Functional and Histological Changes in Mesenteric Arteries and Aortas from Monkeys Fed a High Cholesterol Diet

Abstract
Treatment of Japanese monkeys for 8 months with a high fat, high cholesterol diet produced atherosclerotic lesions in the aorta and mesenteric arteries, such as fatty dots, streaks and plaques, intimal thickening with accumulation of spindle-shaped cells and macrophages and endothelial cell flattening. Contractile responses of mesenteric arteries from control and atherosclerotic monkeys to electrical stimulation of adrenergic nerves, norepinephrine and angiotensin II did not differ, whereas contractions caused by serotonin in the atherosclerotic monkey arteries were significantly greater.
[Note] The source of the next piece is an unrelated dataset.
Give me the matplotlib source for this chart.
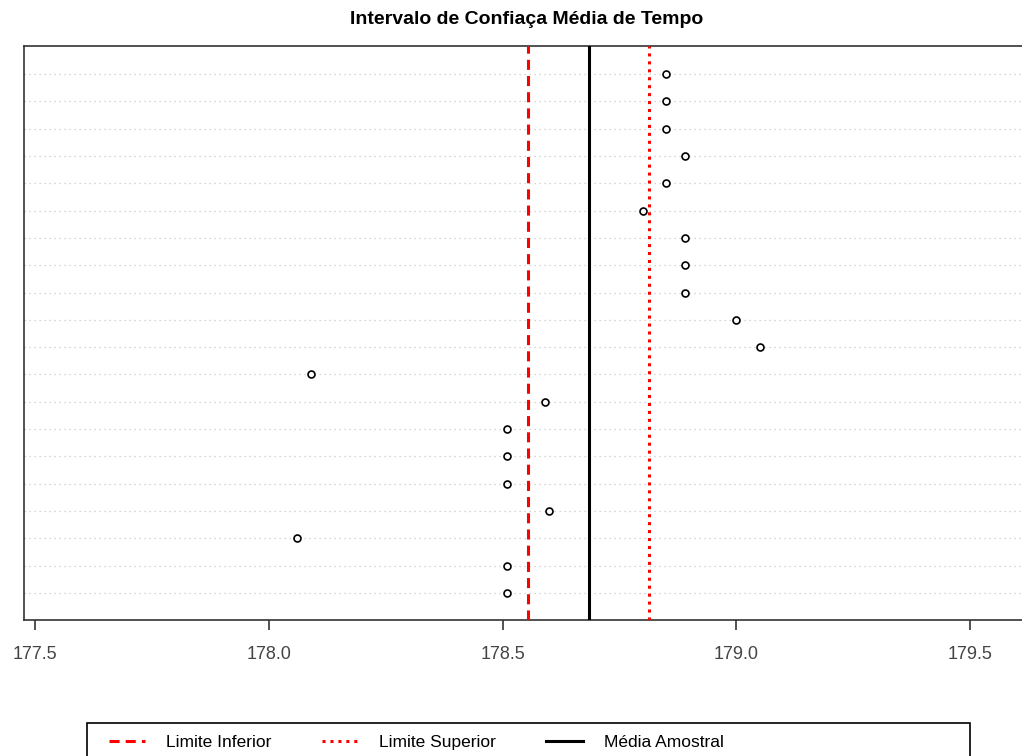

Ketanserin and cinanserin suppressed the serotonin-induced contraction. Relaxations caused by adenosine and K+ (5 mM) were moderately attenuated in atherosclerotic monkey mesenteric arteries, and those by acetylcholine were reduced only slightly or not affected in the arteries or aortas. Relaxations of control and atherosclerotic arteries in response to nitroglycerin, isoproterenol and prostaglandin 12 did not differ. The relaxant response to K+ was reversed to a contraction by ouabain. Acetylcholine-induced relaxations were dependent on the endothelium and suppressed by atropine. Diet-induced atherosclerosis appears to potentiate contractions mediated via serotonergic 5-HT2 receptors and to attenuate relaxations possibly caused by activation of the electrogenic Na+ pump in the smooth muscle cell membrane. Endothelium-dependent relaxations via muscarinic receptors would not evidently be affected in mesenteric arteries and aortas from atherosclerotic Japanese monkeys.